«Ma pauvre petite chérie" Tu es une brave fille, au fond!» L'unique
fois où Anne Villacèque donne à entendre son Petite Chérie de titre, le film est déjà entamé de partout depuis une heure. Et l'on ne sait plus si on doit rire ou pleurer devant cette vacherie, une de plus à mettre au compte d'un opus qui en balance déjà beaucoup. Sibylle encaisse les mesquineries de Victor sans broncher, gravissant d'un cran dans l'horreur anodine. Son rêve de prince charmant et de croisière au champagne se saborde doucement. Quelque chose de glacial et de gris ronge l'opacité de son regard.
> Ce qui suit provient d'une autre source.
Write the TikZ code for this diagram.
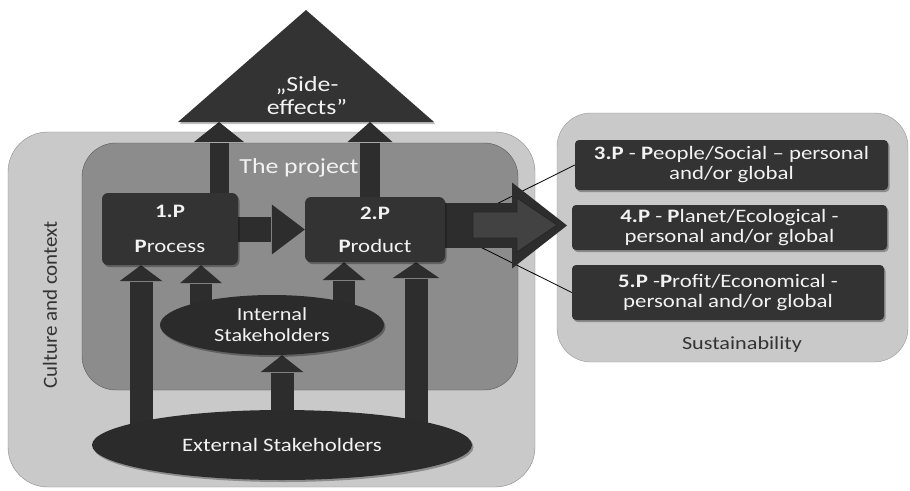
\documentclass[tikz,border=0pt]{standalone}
\usepackage{fontspec}
\setmainfont{Carlito}[FakeStretch=1.2]
\newfontfamily\plainfont{Carlito}[FakeStretch=1.05]
\usetikzlibrary{shapes.geometric,calc,shadows}
\definecolor{boxc}{HTML}{333333}
\definecolor{ellc}{HTML}{2B2B2B}
\definecolor{arrc}{HTML}{2D2D2D}
\definecolor{outerc}{HTML}{C9C9C9}
\definecolor{projc}{HTML}{8C8C8C}
\definecolor{txtw}{HTML}{F2F2F2}
\definecolor{txtd}{HTML}{333333}
\pgfdeclarelayer{bg}
\pgfdeclarelayer{arr}
\pgfsetlayers{bg,arr,main}
\newcommand\BlkUp[5]{%
  \fill[arrc] ($(#1)+(-#3/2,0)$) rectangle ($(#2)+(#3/2,#5+0.5)$);
  \fill[arrc] ($(#2)+(-#4/2,#5)$) -- (#2) -- ($(#2)+(#4/2,#5)$) -- cycle;}
\newcommand\BlkRight[5]{%
  \fill[arrc] ($(#1)+(0,-#3/2)$) rectangle ($(#2)+(-#5-0.5,#3/2)$);
  \fill[arrc] ($(#2)+(-#5,-#4/2)$) -- (#2) -- ($(#2)+(-#5,#4/2)$) -- cycle;}
\tikzset{
  softshadow/.style={drop shadow={shadow xshift=1.5pt,shadow yshift=-2pt,opacity=0.3,fill=black}},
  pbox/.style={draw=none,fill=boxc,rounded corners=6pt,inner sep=0pt,text=txtw,align=center,softshadow},
  ellbox/.style={ellipse,fill=ellc,inner sep=0pt,text=txtw,align=center,softshadow},
  boxfont/.style={font=\fontsize{19}{20}\selectfont},
  thinline/.style={draw=black,line width=0.8pt},
  container/.style={inner sep=0pt,rounded corners=#1},
}
\begin{document}
\begin{tikzpicture}[x=1pt,y=-1pt]
\useasboundingbox (0,0) rectangle (910,490);
% containers
\begin{pgfonlayer}{bg}
  \fill[white] (0,0) rectangle (910,490);
  \node[container=40pt,draw=black!45,fill=outerc,minimum width=527pt,minimum height=355pt] (culture) at (271.5,309.5) {};
  \node[container=34pt,draw=black!65,fill=projc,minimum width=436pt,minimum height=247pt] (project) at (300,266.5) {};
  \node[container=34pt,draw=black!40,fill=outerc,minimum width=351pt,minimum height=249pt] (sustain) at (732.5,237.5) {};
\end{pgfonlayer}
% side effects triangle
\fill[black,opacity=0.25] (179.5,124) -- (307.5,12) -- (435.5,124) -- cycle;
\fill[boxc] (178,122) -- (306,10) -- (434,122) -- cycle;
\node[text=txtw,align=center,font=\fontsize{21.5}{23}\selectfont] (side) at (307,96) {„Side-\\effects”};
\coordinate (tL) at (219,122);
\coordinate (tR) at (370,122);
% labels
\node[text=txtw,font=\fontsize{21.5}{23}\selectfont] (projlbl) at (299,168) {The project};
\node[text=txtd,rotate=90,font=\plainfont\fontsize{20}{22}\selectfont] (cultlbl) at (50,305) {Culture and context};
\node[text=txtd,font=\fontsize{18.5}{20}\selectfont] (sustlbl) at (742,345) {Sustainability};
% P boxes
\node[pbox,boxfont,minimum width=136pt,minimum height=72pt] (p1) at (170,229) {\textbf{1.P}\\[15pt]\textbf{P}rocess};
\node[pbox,boxfont,minimum width=140pt,minimum height=65pt] (p2) at (375,229.5) {\textbf{2.P}\\[13pt]\textbf{P}roduct};
\node[pbox,boxfont,rounded corners=4pt,minimum width=313pt,minimum height=50pt] (b3) at (731.5,165) {\textbf{3.P} - \textbf{P}eople/Social – personal\\and/or global};
\node[pbox,boxfont,rounded corners=4pt,minimum width=315pt,minimum height=45pt] (b4) at (729.5,227.5) {\textbf{4.P} - \textbf{P}lanet/Ecological -\\personal and/or global};
\node[pbox,boxfont,rounded corners=4pt,minimum width=312pt,minimum height=55pt] (b5) at (728,292.5) {\textbf{5.P} -\textbf{P}rofit/Economical -\\personal and/or global};
% stakeholders
\node[ellbox,font=\fontsize{18.5}{21}\selectfont,minimum width=224pt,minimum height=60pt] (int) at (272,325) {Internal\\Stakeholders};
\node[ellbox,font=\fontsize{19}{21}\selectfont,minimum width=380pt,minimum height=70pt] (ext) at (282,445) {External Stakeholders};
% x positions of vertical arrows
\coordinate (xE1) at (141,0);
\coordinate (xI1) at (201,0);
\coordinate (xI2) at (344,0);
\coordinate (xEI) at (282,0);
\coordinate (xE2) at (416,0);
\coordinate (yA3) at (0,229.5);
\coordinate (sustTip) at (567,225.5);
\begin{pgfonlayer}{arr}
  \draw[thinline] (p2.east) -- (b3.west);
  \draw[thinline] (p2.east) -- (b5.west);
  \BlkUp{p1.north -| tL}{tL}{19}{50}{20}
  \BlkUp{p2.north -| tR}{tR}{20}{45}{20}
  \BlkRight{p1.east |- yA3}{p2.west |- yA3}{25}{50}{33}
  \BlkRight{p2.east |- sustTip}{sustTip}{45}{86}{55}
  \fill[arrc!90!white,draw=black!85,line width=0.8pt] (473,212) -- (517,212) -- (517,198) -- (557,225) -- (517,252) -- (517,238) -- (473,238) -- cycle;
  \BlkUp{ext.center -| xE1}{p1.south -| xE1}{23}{43}{16}
  \BlkUp{int.center -| xI1}{p1.south -| xI1}{22}{42}{18}
  \BlkUp{int.center -| xI2}{p2.south -| xI2}{22}{43}{18}
  \BlkUp{ext.center -| xEI}{int.south -| xEI}{23}{43}{17}
  \BlkUp{ext.center -| xE2}{p2.south -| xE2}{23}{47}{16}
\end{pgfonlayer}
\end{tikzpicture}
\end{document}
On ne sait absolument pas jusqu'où le film est capable de nous emmener. C'est là tout le mystère de sa progression: ne jamais reculer devant la méchanceté du monde, poser les choses comme cruelles par essence. Ne rien faire pour les adoucir, ne pas décevoir le cafard ambiant, se mettre au niveau de l'ennui. Se précipiter dans le vide.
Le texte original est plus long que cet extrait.